:: WHAT YOU NEED TO DO ::
Filter the entries below, keeping every line that has the word "this".

:: RECORDS SUPPLIED ::

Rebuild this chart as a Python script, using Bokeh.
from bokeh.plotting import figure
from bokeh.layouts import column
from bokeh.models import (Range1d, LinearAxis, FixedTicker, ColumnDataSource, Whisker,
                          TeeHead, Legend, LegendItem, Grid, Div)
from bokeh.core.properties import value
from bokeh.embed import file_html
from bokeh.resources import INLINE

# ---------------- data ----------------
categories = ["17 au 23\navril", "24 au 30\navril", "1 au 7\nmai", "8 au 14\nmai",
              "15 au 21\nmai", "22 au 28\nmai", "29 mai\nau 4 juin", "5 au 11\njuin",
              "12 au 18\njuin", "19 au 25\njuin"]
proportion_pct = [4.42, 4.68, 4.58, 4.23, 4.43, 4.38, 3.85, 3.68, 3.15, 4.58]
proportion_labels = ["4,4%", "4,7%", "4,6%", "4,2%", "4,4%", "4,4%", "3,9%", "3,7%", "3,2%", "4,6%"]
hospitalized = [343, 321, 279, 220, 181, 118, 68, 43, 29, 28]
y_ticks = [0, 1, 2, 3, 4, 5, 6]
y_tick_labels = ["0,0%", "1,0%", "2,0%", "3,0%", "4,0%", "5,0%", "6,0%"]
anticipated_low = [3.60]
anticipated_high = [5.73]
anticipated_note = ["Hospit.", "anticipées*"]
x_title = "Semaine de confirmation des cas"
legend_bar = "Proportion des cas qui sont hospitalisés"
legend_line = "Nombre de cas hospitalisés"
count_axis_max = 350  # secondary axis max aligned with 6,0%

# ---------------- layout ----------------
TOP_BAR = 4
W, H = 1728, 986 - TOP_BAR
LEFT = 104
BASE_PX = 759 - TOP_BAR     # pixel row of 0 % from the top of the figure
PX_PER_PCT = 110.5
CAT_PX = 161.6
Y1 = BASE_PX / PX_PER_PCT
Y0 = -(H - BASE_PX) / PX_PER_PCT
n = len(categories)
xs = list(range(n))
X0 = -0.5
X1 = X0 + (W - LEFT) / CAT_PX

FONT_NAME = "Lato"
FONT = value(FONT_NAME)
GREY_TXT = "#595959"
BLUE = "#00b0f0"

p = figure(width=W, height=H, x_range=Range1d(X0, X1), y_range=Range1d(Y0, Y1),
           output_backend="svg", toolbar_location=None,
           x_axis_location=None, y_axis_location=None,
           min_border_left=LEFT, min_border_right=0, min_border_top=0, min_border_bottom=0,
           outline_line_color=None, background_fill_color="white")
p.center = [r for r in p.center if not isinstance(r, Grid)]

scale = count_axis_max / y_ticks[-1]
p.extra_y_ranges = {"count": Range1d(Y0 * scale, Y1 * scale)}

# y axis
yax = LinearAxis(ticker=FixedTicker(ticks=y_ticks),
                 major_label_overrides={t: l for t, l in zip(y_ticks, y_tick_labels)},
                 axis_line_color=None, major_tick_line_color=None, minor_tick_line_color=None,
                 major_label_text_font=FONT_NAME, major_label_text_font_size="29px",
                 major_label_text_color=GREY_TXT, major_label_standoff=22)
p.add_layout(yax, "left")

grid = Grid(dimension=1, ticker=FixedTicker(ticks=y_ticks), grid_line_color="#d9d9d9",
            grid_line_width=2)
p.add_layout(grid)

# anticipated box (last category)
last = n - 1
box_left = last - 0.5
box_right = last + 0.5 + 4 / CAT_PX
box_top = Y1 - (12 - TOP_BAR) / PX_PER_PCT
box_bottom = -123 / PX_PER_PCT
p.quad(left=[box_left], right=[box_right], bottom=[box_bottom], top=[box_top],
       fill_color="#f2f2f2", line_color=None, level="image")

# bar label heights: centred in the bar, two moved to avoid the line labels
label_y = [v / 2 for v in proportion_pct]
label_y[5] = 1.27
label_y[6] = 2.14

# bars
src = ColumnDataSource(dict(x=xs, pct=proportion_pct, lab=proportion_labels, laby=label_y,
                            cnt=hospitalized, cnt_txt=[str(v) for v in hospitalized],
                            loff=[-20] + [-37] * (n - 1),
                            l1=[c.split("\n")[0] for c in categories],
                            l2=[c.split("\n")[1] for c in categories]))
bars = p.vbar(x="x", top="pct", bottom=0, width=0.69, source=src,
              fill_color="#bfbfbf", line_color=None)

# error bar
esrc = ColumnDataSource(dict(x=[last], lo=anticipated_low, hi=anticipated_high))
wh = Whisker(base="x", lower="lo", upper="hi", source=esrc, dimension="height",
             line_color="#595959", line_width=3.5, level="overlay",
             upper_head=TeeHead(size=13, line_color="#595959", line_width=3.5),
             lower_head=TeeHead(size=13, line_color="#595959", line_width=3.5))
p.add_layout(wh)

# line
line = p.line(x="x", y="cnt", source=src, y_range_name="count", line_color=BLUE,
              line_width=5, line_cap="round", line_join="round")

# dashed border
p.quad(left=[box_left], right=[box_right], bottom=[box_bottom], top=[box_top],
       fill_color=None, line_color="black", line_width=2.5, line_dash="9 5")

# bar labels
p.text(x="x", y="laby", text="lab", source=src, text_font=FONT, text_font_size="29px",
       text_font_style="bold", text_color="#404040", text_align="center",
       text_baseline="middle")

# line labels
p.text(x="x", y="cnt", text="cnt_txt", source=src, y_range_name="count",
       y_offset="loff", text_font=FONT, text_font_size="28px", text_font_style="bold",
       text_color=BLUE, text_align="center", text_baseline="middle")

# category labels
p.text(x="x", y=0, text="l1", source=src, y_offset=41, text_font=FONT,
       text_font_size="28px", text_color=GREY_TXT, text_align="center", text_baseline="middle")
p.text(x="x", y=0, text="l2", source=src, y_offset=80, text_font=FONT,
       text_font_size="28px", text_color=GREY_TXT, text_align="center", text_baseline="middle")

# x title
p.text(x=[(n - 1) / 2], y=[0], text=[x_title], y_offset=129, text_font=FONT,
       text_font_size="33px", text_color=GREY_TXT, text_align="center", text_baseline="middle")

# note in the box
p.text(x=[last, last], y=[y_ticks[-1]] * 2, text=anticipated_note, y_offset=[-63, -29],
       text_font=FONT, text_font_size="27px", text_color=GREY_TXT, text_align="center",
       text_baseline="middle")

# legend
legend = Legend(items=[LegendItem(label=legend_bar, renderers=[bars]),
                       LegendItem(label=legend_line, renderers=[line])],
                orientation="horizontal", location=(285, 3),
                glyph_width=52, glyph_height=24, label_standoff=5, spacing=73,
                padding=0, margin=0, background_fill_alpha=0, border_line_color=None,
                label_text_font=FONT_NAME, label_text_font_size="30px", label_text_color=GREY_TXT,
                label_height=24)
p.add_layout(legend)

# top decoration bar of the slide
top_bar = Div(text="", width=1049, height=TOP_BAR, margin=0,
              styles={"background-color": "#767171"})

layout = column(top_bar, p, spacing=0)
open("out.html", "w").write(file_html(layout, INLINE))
...
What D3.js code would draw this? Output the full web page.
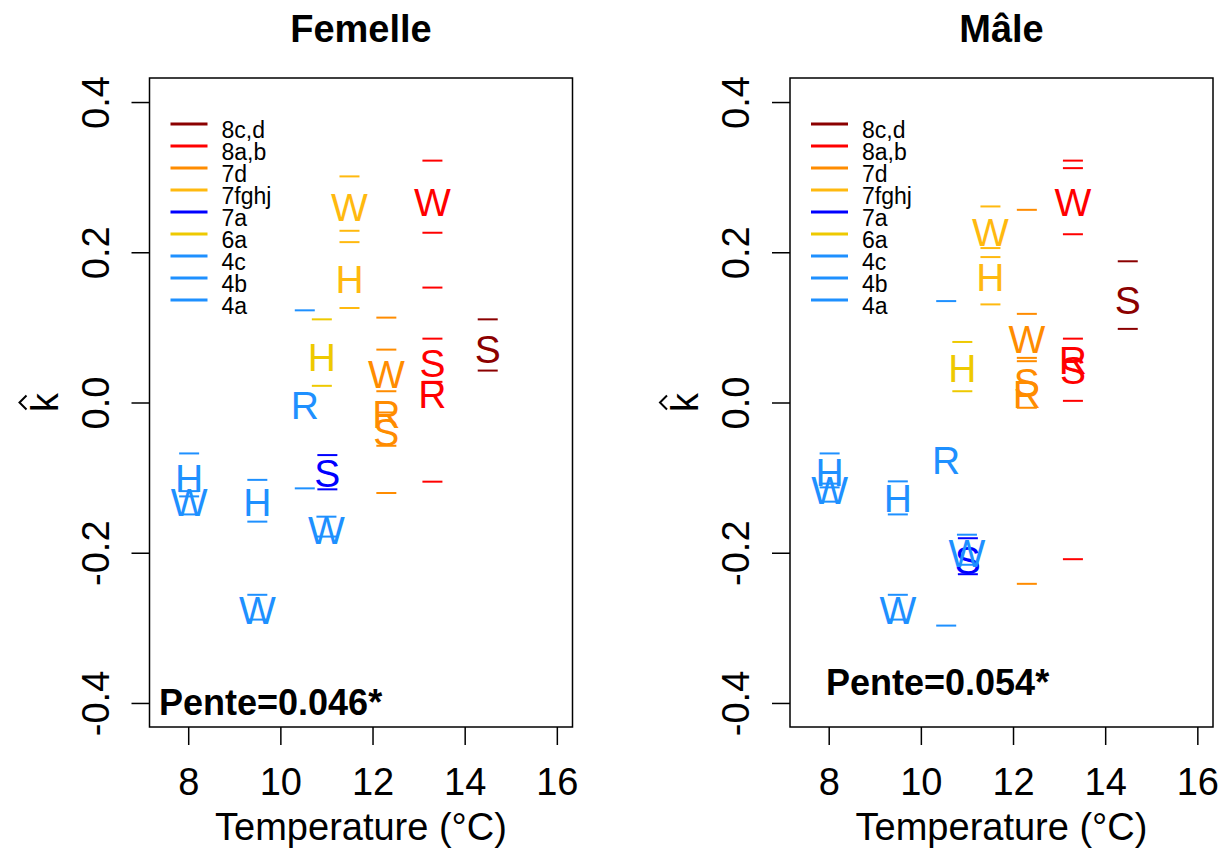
...
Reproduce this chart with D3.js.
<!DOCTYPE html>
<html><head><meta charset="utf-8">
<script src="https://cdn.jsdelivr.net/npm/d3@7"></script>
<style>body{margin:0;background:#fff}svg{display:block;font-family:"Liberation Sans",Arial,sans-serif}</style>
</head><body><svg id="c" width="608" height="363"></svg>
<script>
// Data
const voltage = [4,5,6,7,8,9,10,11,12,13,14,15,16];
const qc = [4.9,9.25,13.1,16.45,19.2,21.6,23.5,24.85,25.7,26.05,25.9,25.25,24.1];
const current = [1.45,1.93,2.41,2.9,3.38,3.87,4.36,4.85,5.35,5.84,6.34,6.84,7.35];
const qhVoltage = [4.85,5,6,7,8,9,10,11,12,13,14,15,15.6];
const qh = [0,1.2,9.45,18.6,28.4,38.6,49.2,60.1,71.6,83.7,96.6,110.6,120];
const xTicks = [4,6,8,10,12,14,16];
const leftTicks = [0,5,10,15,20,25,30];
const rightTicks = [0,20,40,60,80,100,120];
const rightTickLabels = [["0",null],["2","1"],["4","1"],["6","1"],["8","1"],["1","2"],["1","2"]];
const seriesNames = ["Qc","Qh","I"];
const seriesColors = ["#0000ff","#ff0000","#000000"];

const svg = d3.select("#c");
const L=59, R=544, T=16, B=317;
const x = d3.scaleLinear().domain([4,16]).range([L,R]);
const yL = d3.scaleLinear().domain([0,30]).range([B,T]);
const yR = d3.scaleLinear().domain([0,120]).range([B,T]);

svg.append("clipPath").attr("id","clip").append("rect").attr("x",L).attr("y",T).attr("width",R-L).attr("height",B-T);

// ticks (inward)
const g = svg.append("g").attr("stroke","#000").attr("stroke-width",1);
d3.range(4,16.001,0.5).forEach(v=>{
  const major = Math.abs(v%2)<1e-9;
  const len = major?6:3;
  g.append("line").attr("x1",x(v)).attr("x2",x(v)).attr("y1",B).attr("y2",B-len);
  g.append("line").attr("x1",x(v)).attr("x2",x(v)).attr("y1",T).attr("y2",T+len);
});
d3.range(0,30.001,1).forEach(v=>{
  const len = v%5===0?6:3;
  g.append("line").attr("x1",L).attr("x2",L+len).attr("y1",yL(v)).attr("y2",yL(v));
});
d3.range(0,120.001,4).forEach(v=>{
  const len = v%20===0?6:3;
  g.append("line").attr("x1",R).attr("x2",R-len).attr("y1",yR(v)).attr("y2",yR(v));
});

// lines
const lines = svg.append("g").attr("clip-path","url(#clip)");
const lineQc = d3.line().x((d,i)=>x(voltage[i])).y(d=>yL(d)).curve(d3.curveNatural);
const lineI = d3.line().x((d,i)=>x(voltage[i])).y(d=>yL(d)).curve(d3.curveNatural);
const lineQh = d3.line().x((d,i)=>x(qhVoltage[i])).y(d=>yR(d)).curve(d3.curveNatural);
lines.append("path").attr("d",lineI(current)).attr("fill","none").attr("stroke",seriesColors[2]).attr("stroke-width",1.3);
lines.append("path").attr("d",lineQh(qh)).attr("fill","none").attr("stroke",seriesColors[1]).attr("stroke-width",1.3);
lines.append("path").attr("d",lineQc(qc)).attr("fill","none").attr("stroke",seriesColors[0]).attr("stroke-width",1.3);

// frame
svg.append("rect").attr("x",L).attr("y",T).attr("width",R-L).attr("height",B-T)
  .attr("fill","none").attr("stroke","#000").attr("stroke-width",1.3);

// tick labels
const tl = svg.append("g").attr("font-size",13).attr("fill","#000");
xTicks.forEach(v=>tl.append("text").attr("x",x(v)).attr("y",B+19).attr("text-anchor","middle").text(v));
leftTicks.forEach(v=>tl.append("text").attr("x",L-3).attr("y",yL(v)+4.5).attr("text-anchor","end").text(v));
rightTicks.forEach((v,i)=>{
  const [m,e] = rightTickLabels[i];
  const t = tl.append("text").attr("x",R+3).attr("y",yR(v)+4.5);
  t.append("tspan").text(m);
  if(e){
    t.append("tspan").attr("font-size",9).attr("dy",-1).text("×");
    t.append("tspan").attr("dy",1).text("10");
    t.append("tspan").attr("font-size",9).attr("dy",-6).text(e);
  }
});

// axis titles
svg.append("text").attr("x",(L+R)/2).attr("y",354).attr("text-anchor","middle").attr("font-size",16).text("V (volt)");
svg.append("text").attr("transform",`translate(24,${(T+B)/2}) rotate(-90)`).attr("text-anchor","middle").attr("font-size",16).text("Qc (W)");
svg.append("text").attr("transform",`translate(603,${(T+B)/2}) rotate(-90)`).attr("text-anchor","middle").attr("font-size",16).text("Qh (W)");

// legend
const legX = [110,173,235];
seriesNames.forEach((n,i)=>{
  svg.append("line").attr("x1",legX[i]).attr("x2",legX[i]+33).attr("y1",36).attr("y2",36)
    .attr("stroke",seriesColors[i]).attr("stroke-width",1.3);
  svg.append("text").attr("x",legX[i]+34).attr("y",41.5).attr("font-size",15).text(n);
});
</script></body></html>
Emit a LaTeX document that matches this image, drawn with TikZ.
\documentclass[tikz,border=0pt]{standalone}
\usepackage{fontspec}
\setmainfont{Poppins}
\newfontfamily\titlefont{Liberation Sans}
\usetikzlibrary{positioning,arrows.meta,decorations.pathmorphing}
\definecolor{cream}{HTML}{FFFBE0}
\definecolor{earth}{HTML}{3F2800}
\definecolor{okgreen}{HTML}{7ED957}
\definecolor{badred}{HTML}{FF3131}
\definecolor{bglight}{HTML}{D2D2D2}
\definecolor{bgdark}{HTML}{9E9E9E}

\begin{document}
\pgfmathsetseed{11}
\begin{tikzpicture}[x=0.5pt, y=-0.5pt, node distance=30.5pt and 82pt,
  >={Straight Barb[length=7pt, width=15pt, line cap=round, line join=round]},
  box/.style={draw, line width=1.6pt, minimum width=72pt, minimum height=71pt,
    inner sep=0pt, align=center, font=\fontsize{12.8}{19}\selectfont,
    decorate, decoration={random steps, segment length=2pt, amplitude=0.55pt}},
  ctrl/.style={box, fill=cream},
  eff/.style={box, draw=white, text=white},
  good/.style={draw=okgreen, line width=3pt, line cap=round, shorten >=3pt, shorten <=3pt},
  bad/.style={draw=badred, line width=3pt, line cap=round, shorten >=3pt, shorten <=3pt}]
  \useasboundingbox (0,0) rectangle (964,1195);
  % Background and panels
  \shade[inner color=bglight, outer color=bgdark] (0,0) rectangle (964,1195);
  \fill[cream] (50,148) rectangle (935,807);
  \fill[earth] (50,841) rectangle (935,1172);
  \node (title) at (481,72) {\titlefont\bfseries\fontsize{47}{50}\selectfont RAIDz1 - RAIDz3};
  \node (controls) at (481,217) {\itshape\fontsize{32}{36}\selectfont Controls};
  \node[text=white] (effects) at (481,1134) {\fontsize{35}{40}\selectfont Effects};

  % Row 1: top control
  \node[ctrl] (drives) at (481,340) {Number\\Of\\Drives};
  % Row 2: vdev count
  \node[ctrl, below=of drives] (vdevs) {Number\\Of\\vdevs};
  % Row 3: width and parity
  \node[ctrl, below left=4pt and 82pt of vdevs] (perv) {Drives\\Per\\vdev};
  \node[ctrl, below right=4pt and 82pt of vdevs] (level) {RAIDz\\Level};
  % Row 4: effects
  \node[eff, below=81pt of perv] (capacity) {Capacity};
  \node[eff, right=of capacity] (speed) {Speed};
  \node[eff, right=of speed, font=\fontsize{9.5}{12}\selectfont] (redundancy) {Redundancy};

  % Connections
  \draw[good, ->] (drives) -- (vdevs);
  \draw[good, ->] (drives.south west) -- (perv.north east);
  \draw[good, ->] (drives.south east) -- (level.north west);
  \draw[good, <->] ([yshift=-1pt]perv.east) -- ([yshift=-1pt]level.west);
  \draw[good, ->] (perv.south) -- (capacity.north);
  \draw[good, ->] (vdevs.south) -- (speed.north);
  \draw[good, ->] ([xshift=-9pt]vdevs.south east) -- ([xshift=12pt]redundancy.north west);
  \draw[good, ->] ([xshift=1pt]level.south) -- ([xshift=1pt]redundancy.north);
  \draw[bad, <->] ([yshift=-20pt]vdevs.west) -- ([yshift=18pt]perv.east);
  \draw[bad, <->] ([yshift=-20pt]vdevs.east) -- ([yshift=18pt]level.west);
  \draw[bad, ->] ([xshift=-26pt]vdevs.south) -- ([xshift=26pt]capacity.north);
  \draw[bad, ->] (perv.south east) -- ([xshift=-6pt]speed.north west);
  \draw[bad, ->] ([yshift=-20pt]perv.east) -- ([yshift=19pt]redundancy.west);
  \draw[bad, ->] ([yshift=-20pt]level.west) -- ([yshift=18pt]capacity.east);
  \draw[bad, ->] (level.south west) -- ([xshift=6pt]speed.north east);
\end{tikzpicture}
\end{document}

:: COMPLETED TASK ::
Rebuild this chart as a Python script, using Bokeh.
What D3.js code would draw this? Output the full web page.
Reproduce this chart with D3.js.
Emit a LaTeX document that matches this image, drawn with TikZ.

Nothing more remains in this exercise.